◆ Task brief:
From the records, pick out and copy each line containing "that".

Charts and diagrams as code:
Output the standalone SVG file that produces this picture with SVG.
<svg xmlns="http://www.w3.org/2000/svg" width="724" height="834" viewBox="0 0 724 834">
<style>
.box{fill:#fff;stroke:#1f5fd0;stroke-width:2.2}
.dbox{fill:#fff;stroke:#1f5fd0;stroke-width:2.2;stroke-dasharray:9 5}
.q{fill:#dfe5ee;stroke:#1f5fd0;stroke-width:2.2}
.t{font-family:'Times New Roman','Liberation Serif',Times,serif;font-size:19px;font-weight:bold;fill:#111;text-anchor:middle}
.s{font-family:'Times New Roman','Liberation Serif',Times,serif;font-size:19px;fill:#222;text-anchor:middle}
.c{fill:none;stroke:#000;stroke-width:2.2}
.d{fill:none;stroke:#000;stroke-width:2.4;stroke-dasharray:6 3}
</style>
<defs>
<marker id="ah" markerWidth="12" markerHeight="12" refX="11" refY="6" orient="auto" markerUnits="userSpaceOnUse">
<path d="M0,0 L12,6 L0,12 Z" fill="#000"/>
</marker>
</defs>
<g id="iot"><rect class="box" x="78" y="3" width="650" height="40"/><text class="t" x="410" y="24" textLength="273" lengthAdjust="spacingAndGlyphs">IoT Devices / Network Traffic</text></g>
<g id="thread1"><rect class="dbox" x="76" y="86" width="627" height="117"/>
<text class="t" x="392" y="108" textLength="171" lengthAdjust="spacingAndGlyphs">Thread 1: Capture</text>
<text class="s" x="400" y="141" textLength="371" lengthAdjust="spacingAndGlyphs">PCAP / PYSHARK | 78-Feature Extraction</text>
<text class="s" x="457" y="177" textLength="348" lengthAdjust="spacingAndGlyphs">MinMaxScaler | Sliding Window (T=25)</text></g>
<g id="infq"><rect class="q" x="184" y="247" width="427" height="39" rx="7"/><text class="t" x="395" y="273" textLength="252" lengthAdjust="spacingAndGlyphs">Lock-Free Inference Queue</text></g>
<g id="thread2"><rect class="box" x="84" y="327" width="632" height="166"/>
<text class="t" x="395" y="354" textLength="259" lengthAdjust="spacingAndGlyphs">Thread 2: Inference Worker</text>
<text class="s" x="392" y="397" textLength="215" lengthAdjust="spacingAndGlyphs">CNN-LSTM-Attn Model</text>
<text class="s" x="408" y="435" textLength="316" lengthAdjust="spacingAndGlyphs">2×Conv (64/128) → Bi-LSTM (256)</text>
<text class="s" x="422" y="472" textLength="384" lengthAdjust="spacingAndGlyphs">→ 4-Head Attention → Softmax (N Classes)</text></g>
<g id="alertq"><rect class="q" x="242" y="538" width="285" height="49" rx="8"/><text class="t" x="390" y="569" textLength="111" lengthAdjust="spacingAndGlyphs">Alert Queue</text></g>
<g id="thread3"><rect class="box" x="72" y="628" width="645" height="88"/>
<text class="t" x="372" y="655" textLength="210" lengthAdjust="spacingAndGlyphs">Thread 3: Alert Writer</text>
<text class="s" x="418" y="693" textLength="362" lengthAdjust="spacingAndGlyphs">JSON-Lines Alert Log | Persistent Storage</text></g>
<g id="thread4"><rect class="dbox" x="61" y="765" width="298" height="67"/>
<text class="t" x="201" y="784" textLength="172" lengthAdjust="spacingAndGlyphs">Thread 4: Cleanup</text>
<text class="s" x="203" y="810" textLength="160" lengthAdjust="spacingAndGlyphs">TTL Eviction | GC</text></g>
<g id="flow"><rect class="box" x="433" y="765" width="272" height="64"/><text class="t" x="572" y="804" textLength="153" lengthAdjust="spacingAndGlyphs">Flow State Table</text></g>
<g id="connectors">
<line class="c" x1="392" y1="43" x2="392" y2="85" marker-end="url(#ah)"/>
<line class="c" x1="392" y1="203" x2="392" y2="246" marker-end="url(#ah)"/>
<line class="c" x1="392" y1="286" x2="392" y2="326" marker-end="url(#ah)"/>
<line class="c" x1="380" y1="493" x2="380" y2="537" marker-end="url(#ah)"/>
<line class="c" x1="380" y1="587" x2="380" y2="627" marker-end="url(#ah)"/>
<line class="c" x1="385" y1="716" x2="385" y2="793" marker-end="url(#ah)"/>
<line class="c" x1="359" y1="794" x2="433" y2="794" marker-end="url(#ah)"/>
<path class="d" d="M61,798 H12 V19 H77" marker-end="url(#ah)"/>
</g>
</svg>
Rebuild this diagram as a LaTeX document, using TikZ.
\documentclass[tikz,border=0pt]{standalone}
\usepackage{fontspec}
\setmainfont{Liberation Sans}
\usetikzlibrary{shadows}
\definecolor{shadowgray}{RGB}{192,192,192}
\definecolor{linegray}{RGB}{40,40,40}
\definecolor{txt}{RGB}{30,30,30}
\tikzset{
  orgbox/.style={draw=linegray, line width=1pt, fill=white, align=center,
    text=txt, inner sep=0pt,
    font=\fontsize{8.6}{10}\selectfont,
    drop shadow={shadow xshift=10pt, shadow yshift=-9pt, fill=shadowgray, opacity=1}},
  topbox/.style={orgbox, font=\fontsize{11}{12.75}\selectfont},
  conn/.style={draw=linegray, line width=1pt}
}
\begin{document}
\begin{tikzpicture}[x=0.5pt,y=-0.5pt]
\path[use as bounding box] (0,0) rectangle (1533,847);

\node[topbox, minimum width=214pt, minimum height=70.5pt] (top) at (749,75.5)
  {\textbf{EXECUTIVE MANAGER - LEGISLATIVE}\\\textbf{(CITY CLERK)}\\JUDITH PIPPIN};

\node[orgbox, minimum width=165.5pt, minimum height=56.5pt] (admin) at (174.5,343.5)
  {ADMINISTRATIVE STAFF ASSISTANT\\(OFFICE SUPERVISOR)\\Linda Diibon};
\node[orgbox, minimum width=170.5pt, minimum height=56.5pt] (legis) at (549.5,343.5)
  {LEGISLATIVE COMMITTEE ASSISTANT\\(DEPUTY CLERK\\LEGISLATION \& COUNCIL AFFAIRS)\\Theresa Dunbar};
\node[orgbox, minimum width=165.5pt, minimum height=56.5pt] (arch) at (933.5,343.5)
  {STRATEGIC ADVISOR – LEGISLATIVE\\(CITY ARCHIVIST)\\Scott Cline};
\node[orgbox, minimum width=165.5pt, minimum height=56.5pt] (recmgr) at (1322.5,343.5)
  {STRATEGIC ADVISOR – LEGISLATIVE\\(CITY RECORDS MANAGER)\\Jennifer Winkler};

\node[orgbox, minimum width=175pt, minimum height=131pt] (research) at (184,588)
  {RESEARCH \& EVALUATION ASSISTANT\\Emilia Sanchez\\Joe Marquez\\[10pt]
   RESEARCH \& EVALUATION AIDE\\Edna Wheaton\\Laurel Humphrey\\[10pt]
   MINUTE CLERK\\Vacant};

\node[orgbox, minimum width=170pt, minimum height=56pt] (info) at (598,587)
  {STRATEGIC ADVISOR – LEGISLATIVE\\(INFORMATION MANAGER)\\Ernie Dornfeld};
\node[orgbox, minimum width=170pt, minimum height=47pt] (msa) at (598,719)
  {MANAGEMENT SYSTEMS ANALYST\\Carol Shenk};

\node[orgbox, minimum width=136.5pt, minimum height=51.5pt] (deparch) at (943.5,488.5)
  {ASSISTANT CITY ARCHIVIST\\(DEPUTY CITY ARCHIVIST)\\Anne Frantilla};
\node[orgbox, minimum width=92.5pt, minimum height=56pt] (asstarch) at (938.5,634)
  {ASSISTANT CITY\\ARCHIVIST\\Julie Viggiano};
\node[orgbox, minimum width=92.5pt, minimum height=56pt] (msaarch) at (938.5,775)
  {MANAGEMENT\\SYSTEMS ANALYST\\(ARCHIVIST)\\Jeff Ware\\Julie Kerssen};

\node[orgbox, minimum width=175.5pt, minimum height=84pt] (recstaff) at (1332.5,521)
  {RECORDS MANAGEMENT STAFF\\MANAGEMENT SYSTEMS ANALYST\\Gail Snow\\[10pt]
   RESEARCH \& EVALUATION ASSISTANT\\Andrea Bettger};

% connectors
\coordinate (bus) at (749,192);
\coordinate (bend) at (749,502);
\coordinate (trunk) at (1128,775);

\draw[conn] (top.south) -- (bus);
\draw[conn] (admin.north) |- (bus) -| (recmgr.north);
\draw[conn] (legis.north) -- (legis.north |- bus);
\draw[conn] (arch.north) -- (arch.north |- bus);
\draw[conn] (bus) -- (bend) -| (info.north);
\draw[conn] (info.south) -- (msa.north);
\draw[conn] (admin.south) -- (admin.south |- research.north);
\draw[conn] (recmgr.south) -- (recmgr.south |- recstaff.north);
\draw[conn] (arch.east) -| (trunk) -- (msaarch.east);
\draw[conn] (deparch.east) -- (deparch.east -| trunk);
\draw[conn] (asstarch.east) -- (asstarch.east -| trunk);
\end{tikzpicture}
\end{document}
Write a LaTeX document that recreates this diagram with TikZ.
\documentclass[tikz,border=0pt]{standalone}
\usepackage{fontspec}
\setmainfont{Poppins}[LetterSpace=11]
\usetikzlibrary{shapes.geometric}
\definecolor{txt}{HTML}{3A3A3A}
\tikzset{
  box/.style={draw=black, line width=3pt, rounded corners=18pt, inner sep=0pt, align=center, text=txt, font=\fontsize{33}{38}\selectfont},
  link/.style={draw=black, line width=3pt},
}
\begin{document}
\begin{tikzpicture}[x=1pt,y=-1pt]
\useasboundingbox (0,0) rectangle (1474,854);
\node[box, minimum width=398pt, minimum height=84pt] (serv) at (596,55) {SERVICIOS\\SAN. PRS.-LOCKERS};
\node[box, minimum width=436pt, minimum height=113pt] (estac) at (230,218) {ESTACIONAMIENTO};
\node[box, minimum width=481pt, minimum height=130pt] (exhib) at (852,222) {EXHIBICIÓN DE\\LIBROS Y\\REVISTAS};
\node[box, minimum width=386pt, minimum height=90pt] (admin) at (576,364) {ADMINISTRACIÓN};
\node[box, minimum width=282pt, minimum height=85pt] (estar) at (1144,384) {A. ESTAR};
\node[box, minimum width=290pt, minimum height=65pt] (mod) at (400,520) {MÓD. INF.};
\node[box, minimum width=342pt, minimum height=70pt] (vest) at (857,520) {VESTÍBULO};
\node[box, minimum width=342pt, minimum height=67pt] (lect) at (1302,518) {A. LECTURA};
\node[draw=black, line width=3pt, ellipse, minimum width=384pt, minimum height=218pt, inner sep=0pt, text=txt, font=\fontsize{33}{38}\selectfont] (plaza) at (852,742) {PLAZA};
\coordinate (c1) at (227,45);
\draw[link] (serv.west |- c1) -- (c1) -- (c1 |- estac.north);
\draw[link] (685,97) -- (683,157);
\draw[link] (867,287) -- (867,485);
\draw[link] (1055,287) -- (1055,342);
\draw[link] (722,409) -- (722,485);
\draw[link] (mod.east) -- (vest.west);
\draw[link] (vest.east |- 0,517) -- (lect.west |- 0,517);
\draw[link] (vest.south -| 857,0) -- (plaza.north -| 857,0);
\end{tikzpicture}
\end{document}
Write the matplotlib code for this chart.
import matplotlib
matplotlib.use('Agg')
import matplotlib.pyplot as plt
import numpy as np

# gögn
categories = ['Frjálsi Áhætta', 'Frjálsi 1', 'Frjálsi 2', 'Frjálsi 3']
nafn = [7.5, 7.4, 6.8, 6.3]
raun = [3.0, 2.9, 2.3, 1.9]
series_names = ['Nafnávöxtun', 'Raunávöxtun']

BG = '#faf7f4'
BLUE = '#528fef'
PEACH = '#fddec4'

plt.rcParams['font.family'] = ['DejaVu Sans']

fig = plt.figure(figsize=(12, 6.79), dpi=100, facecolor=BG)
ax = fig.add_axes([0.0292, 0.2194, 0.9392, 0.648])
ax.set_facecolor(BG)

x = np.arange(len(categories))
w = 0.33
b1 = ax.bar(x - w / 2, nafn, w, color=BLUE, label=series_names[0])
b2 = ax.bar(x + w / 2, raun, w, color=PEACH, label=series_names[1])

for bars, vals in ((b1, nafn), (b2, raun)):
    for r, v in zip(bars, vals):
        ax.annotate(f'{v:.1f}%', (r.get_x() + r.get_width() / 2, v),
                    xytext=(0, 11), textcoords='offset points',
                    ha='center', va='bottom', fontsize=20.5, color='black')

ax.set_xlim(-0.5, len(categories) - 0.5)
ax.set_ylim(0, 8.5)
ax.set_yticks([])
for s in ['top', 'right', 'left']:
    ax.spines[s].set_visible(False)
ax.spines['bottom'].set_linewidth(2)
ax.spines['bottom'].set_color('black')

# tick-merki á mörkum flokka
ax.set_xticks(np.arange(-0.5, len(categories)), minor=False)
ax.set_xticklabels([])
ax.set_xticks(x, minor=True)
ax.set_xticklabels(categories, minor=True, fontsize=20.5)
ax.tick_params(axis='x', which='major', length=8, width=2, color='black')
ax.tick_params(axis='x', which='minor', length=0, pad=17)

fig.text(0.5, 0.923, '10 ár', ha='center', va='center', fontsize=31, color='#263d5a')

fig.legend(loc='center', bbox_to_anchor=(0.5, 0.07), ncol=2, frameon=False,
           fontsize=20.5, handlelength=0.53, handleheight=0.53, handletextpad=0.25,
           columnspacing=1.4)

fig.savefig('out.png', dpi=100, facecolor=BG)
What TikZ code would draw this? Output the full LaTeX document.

◆ Task answer:
Output the standalone SVG file that produces this picture with SVG.
Write a LaTeX document that recreates this diagram with TikZ.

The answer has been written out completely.